Return, exactly as written, the lines that start at the one holding "Recreate this image as a Python script that uses Plotly." and end at the one holding "top_small_amp = [0, 0]", with both of those lines kept. Skip any pictures.

---------- Excerpted records

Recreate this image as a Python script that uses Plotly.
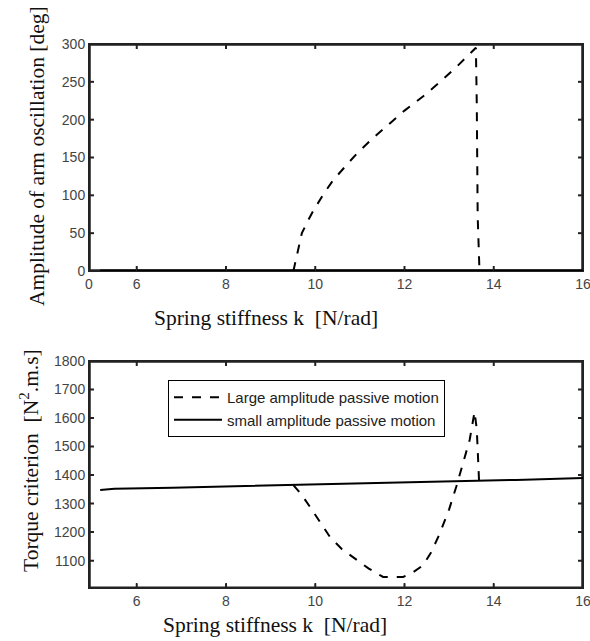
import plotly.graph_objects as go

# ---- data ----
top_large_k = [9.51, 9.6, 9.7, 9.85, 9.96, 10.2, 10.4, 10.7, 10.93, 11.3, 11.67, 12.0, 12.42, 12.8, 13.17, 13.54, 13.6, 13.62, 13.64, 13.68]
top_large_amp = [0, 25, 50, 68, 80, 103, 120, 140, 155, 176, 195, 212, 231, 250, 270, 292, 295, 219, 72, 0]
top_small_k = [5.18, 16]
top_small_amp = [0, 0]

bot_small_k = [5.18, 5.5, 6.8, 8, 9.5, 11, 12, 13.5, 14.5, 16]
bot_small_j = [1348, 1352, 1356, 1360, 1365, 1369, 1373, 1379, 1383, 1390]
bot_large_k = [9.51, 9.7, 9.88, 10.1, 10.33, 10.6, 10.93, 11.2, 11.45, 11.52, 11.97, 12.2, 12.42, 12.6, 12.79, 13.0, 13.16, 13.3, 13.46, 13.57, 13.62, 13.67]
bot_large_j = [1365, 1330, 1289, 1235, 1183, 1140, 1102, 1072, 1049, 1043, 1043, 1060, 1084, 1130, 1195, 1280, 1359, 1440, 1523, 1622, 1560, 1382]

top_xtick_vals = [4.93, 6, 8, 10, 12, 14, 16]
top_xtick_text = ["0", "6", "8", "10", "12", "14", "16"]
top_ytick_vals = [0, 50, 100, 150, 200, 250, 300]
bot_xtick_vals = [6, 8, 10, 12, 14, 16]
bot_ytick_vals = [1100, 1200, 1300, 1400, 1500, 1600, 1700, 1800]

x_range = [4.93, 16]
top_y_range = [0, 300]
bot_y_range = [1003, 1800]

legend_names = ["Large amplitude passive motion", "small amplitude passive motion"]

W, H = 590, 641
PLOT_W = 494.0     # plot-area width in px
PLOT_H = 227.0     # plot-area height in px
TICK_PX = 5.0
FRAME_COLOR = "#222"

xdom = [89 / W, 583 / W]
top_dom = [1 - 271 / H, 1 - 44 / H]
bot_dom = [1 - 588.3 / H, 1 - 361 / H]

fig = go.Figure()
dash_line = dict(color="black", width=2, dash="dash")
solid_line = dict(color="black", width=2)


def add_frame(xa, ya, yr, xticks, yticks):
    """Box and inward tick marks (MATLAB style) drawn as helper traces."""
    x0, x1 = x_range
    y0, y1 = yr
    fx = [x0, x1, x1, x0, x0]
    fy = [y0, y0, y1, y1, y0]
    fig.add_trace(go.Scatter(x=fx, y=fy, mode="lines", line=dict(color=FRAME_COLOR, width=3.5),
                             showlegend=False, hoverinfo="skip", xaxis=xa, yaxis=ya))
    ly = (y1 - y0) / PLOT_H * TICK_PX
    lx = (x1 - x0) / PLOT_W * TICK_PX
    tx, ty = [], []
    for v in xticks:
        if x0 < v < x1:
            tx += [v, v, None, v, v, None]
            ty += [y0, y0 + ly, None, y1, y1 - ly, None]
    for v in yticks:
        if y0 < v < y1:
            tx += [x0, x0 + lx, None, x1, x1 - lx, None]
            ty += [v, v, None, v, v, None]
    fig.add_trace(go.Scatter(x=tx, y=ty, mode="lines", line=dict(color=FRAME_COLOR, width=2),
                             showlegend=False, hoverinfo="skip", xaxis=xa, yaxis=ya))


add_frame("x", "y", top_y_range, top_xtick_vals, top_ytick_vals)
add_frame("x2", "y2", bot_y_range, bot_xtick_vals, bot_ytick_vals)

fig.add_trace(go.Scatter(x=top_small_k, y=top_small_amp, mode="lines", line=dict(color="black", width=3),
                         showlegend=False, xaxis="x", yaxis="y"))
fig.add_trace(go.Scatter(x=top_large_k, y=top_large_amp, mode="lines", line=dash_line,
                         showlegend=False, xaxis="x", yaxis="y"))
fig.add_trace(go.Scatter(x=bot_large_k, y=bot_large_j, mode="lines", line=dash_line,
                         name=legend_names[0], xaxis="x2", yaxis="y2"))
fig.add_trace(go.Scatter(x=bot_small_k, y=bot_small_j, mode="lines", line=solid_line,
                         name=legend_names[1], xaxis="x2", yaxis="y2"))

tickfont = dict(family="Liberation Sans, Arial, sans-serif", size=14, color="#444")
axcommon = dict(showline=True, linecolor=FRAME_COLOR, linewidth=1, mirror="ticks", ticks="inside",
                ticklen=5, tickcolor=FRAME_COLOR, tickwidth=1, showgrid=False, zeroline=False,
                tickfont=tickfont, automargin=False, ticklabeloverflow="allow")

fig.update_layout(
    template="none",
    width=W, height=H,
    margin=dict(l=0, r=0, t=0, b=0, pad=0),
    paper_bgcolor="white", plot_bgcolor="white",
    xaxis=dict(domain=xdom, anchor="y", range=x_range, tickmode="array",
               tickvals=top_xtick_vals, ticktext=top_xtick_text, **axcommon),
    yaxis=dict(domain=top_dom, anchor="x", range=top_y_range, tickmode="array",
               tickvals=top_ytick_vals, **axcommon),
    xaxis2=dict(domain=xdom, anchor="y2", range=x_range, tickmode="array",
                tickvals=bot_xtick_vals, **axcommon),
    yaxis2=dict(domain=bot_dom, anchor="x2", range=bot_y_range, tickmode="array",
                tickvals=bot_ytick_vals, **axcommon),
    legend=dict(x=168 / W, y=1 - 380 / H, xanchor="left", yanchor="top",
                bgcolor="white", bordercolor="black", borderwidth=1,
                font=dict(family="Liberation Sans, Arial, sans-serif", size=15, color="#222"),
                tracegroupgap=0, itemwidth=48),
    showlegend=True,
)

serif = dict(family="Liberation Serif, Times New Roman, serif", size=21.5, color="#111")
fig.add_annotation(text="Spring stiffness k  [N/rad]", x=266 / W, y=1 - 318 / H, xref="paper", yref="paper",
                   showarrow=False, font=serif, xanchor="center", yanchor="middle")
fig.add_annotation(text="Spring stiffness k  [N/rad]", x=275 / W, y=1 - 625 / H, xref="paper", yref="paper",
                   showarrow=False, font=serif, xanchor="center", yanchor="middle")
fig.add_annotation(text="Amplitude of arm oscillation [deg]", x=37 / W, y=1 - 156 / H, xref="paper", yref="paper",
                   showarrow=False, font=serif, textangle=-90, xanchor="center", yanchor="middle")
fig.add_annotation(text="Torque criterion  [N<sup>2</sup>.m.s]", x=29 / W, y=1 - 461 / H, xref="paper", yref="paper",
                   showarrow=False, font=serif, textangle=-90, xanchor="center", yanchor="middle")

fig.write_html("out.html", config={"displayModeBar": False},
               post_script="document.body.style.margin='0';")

--------------------
---------- Excerpted records

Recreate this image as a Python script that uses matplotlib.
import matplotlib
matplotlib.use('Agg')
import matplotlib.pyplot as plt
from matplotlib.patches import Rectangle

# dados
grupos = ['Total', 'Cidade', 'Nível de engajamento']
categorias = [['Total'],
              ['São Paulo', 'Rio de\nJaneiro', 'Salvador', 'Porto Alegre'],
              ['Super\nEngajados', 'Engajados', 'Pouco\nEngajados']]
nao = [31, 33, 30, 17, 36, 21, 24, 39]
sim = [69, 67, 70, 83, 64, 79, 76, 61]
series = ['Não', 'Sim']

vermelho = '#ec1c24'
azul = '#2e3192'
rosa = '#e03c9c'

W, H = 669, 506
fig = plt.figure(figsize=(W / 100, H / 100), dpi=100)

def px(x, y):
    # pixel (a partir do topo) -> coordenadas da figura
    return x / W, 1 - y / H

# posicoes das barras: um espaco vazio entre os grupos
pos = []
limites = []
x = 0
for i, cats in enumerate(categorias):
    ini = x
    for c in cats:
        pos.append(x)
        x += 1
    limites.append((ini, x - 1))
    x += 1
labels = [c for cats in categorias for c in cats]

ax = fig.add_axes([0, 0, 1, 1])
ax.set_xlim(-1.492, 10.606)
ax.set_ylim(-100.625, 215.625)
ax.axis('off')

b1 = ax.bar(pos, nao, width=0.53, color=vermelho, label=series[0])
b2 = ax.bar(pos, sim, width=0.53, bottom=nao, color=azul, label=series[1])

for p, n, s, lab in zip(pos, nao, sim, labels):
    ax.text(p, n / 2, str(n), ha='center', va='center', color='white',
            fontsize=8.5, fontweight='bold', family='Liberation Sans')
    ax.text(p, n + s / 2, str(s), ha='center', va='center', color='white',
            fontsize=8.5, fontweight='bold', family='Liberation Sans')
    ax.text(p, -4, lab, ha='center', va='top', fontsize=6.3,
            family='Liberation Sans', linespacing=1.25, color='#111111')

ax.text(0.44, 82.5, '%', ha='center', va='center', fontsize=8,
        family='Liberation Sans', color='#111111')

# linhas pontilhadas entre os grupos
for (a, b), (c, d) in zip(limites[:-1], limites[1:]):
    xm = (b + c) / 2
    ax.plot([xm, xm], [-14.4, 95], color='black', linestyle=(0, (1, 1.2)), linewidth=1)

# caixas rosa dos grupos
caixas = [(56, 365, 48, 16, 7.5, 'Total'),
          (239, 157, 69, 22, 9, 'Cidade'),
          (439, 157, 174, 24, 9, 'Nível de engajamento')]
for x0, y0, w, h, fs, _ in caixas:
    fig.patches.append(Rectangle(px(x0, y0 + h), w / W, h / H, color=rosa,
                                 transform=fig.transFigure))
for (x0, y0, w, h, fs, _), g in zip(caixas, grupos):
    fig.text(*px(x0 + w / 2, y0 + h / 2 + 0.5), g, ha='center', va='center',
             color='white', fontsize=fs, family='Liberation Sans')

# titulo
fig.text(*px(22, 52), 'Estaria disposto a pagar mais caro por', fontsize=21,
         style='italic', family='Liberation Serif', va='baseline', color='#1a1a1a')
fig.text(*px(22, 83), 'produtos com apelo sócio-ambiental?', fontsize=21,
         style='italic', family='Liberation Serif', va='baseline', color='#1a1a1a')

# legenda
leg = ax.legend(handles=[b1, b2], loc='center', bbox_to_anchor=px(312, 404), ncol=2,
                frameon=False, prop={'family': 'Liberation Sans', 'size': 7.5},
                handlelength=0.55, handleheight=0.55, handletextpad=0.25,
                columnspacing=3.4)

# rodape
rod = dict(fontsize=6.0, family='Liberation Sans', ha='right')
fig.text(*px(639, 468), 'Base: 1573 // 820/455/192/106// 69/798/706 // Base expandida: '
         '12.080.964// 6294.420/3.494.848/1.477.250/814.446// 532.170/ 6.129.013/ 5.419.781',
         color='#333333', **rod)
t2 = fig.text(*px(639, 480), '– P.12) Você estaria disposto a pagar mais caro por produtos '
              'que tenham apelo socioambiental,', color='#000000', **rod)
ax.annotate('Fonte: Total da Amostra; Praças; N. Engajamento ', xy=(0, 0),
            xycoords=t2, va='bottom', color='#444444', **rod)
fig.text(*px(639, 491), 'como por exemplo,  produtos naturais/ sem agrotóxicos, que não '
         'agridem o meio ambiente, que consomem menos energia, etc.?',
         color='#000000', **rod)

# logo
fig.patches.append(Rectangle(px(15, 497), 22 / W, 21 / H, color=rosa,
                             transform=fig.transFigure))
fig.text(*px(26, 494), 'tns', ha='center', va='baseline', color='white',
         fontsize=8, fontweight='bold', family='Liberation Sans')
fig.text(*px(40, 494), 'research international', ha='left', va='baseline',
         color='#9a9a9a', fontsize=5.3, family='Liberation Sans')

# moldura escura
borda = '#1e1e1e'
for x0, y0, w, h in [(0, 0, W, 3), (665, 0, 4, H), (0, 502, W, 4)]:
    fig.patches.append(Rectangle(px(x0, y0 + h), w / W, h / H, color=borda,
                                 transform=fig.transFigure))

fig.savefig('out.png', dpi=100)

--------------------
---------- Excerpted records

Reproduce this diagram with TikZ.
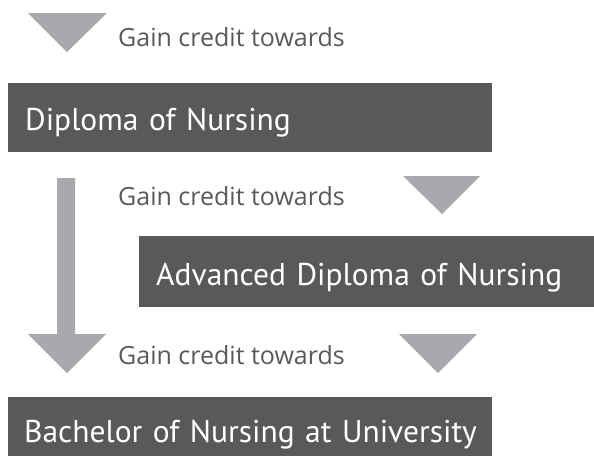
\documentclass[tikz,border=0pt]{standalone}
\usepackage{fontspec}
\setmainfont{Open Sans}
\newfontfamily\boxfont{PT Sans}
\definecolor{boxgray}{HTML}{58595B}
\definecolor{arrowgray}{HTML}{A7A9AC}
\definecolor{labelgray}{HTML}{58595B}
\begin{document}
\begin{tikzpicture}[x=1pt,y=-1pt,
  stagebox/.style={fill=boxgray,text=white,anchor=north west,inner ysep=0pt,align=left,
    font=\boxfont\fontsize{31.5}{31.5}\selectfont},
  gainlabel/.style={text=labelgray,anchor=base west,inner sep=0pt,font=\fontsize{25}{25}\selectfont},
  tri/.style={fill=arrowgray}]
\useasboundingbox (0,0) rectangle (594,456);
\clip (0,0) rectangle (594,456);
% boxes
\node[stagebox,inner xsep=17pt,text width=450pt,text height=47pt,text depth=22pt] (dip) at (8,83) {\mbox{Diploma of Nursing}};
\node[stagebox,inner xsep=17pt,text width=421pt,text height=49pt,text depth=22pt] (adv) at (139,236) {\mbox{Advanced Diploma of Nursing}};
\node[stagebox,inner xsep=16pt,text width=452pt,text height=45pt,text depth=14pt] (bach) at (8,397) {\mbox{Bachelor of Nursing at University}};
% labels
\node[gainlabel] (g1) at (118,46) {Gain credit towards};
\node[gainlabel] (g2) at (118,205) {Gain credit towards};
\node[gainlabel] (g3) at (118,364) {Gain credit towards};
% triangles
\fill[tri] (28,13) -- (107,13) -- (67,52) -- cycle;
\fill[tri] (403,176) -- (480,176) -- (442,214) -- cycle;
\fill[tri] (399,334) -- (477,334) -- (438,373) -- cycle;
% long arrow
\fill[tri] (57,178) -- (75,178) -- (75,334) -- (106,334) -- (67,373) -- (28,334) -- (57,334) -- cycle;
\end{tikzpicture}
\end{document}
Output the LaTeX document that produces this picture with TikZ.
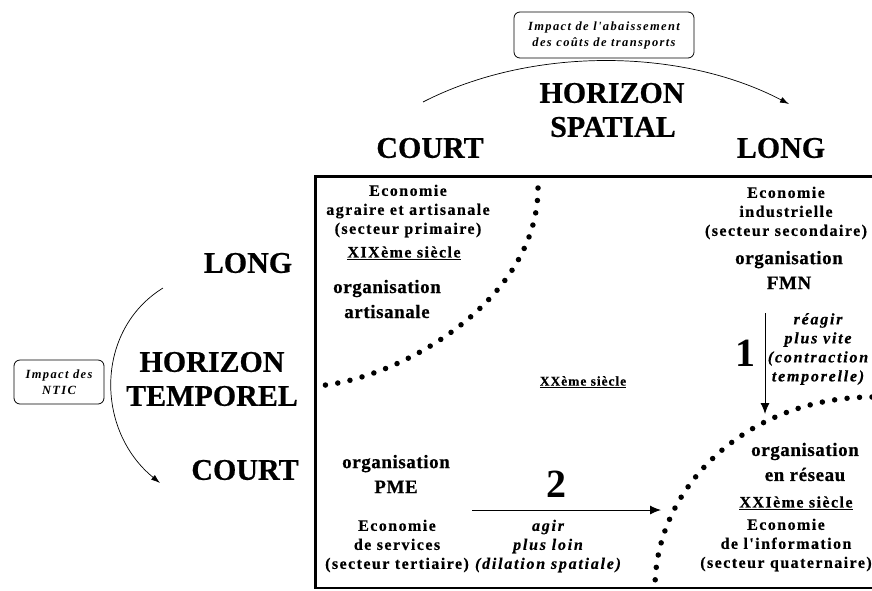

--------------------

Task output:
Recreate this image as a Python script that uses Plotly.
import plotly.graph_objects as go

# ---- data ----
top_large_k = [9.51, 9.6, 9.7, 9.85, 9.96, 10.2, 10.4, 10.7, 10.93, 11.3, 11.67, 12.0, 12.42, 12.8, 13.17, 13.54, 13.6, 13.62, 13.64, 13.68]
top_large_amp = [0, 25, 50, 68, 80, 103, 120, 140, 155, 176, 195, 212, 231, 250, 270, 292, 295, 219, 72, 0]
top_small_k = [5.18, 16]
top_small_amp = [0, 0]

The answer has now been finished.